François Hollande et la France de la défiance généralisée
Professeur des Universités et chercheur au CEVIPOF (Centre de recherches politiques de Sciences Po), le politologue Pascal Perrineau -qui a présenté lundi les résultats du dernier « baromètre de confiance » qu'a réalisé pour le CEVIPOF l'institut Opinion-Way- en a vu d'autres. Mais, cette fois, il ne le cache pas, il est sidéré, et se dit inquiet. Car ce qui se dégage de cette enquête -il pèse ses mots- c'est « une forme de dépression collective ». Où qu'ils tournent leur regard, les Français ont peur, ils doutent, ils se méfient. Et, d'une enquête à l'autre, cela s'accentue. La défiance se généralise. Troublant paysage.
Six chiffres, à eux seuls (on pourrait en citer tant d'autres), en disent long.
89% des Françaisn'ont pas confiance dans les partis politiques. Et 77% « pas confiance » dans les médias (qui, eux-mêmes, devancent de très peu.... les syndicats).
87% des Français pensent que « les responsables politiques »(exception faite des seuls à survivre à cette débâcle: les maires) ne se préoccupent pas ou peu d'eux.
69% des Français pensent que la démocratie, en France, « ne fonctionne pas très bien, ou pas bien du tout ».
67% confient que François Hollande (enquête réalisée du 25 novembre au 12 décembre 2013) les « inquiète » (+34 points par rapport à octobre 2011).
67% des sondés estiment qu'il y a « trop d'immigrés en France ».
65% considèrent que la situation financière du pays va, dans les prochains mois, continuer de « se dégrader ».
« La colère est partout », résume Pascal Perrineau qui se demande sur quoi tout cela va déboucher, et n'exclut pas, lors des prochains scrutins, une double et forte poussée de l'abstention: abstention de pure et simple indifférence fataliste; abstention de ceux qui « croient à la politique » mais pas aux « solutions » (consternantes, selon eux) qu'on leur propose en l'état. « Ce qui est très possible, c'est un formidable bras d'honneur... ».
Certes, alors que les citoyens entendent moins que jamais se laisser dicter d'en-haut leur conduite, il faut se méfier des simplifications.

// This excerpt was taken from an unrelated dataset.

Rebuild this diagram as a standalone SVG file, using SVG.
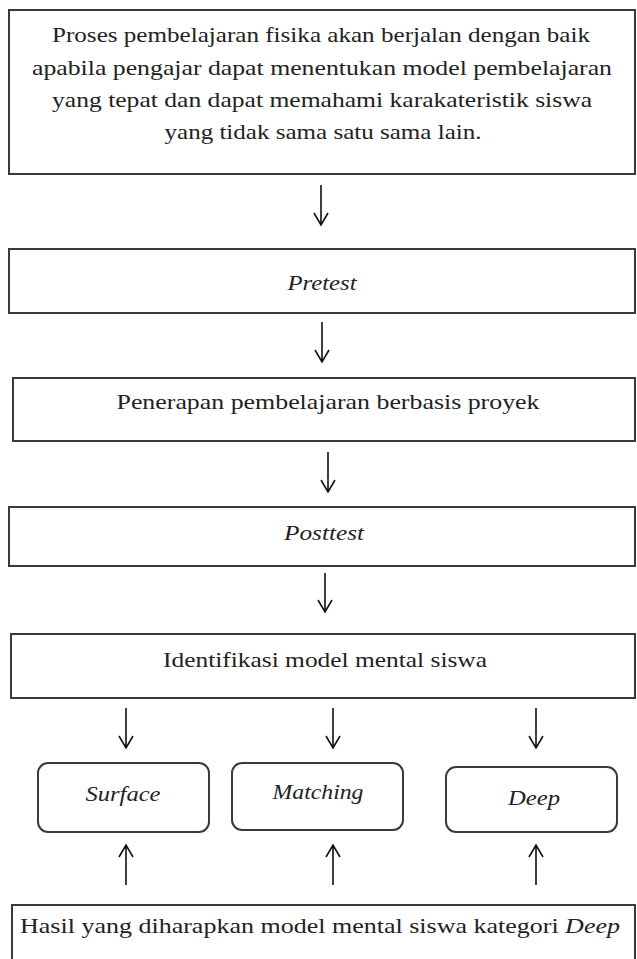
<svg xmlns="http://www.w3.org/2000/svg" width="637" height="959" viewBox="0 0 637 959">
<style>
.box{fill:#fff;stroke:#3a3a3a;stroke-width:2}
.t{font-family:"Liberation Serif","DejaVu Serif",serif;font-size:22px;fill:#222;text-anchor:middle}
.i{font-style:italic}
.c{fill:none;stroke:#111;stroke-width:1.6}
</style>
<rect width="637" height="959" fill="#fff"/>
<g id="n1">
<rect class="box" x="9" y="10" width="626" height="164"/>
<text class="t" x="321" y="42" textLength="538" lengthAdjust="spacingAndGlyphs">Proses pembelajaran fisika akan berjalan dengan baik</text>
<text class="t" x="322" y="75" textLength="580" lengthAdjust="spacingAndGlyphs">apabila pengajar dapat menentukan model pembelajaran</text>
<text class="t" x="322" y="107" textLength="540" lengthAdjust="spacingAndGlyphs">yang tepat dan dapat memahami karakateristik siswa</text>
<text class="t" x="323" y="139" textLength="317" lengthAdjust="spacingAndGlyphs">yang tidak sama satu sama lain.</text>
</g>
<g id="n2">
<rect class="box" x="9" y="249" width="626" height="64"/>
<text class="t i" x="322" y="290" textLength="69" lengthAdjust="spacingAndGlyphs">Pretest</text>
</g>
<g id="n3">
<rect class="box" x="13" y="378" width="622" height="63"/>
<text class="t" x="328" y="409" textLength="423" lengthAdjust="spacingAndGlyphs">Penerapan pembelajaran berbasis proyek</text>
</g>
<g id="n4">
<rect class="box" x="9" y="507" width="626" height="59"/>
<text class="t i" x="324" y="540" textLength="80" lengthAdjust="spacingAndGlyphs">Posttest</text>
</g>
<g id="n5">
<rect class="box" x="11" y="634" width="624" height="64"/>
<text class="t" x="325" y="667" textLength="324" lengthAdjust="spacingAndGlyphs">Identifikasi model mental siswa</text>
</g>
<g id="n6">
<rect class="box" x="38" y="763" width="171" height="69" rx="10"/>
<text class="t i" x="123" y="801" textLength="75" lengthAdjust="spacingAndGlyphs">Surface</text>
</g>
<g id="n7">
<rect class="box" x="232" y="763" width="171" height="67" rx="10"/>
<text class="t i" x="318" y="799" textLength="91" lengthAdjust="spacingAndGlyphs">Matching</text>
</g>
<g id="n8">
<rect class="box" x="446" y="767" width="171" height="65" rx="10"/>
<text class="t i" x="534" y="805" textLength="52" lengthAdjust="spacingAndGlyphs">Deep</text>
</g>
<g id="n9">
<rect class="box" x="12" y="905" width="623" height="70"/>
<text class="t" x="320" y="933" textLength="600" lengthAdjust="spacingAndGlyphs">Hasil yang diharapkan model mental siswa kategori <tspan class="i">Deep</tspan></text>
</g>
<g id="connectors" class="c">
<path d="M321 185V225M314 213L321 225L328 213"/>
<path d="M322 322V362M315 350L322 362L329 350"/>
<path d="M328 452V492M321 480L328 492L335 480"/>
<path d="M325 573V612M318 600L325 612L332 600"/>
<path d="M126 708V748M119 736L126 748L133 736"/>
<path d="M333 708V748M326 736L333 748L340 736"/>
<path d="M536 708V748M529 736L536 748L543 736"/>
<path d="M126 885V845M119 857L126 845L133 857"/>
<path d="M333 885V845M326 857L333 845L340 857"/>
<path d="M536 885V845M529 857L536 845L543 857"/>
</g>
</svg>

Ainsi 59% des Français -y compris une forte minorité « de gauche »- souhaitent-ils aujourd'hui que l'Etat fasse davantage confiance... aux entreprises. Mais, en sens inverse, à qui les Français, pourtant sévères, donnent-ils la meilleure note, jugeant que ces institutions-là fonctionnent ? Aux hôpitaux, à l'armée, à la police.
L'enquête du CEVIPOF fait surgir une France complexe et perdue qui, dans un climat anxiogène, se cherche, et n'exclut rien. Pour 60% des Français interrogés, à l'heure d'une crise historique, le classique clivage gauche-droite n'aurait, en effet, plus de sens, ou guère de sens, ou pas beaucoup de sens. Le salut, martèlent-ils, ne viendra pas des politiques. Avis à François Hollande, et... aux autres.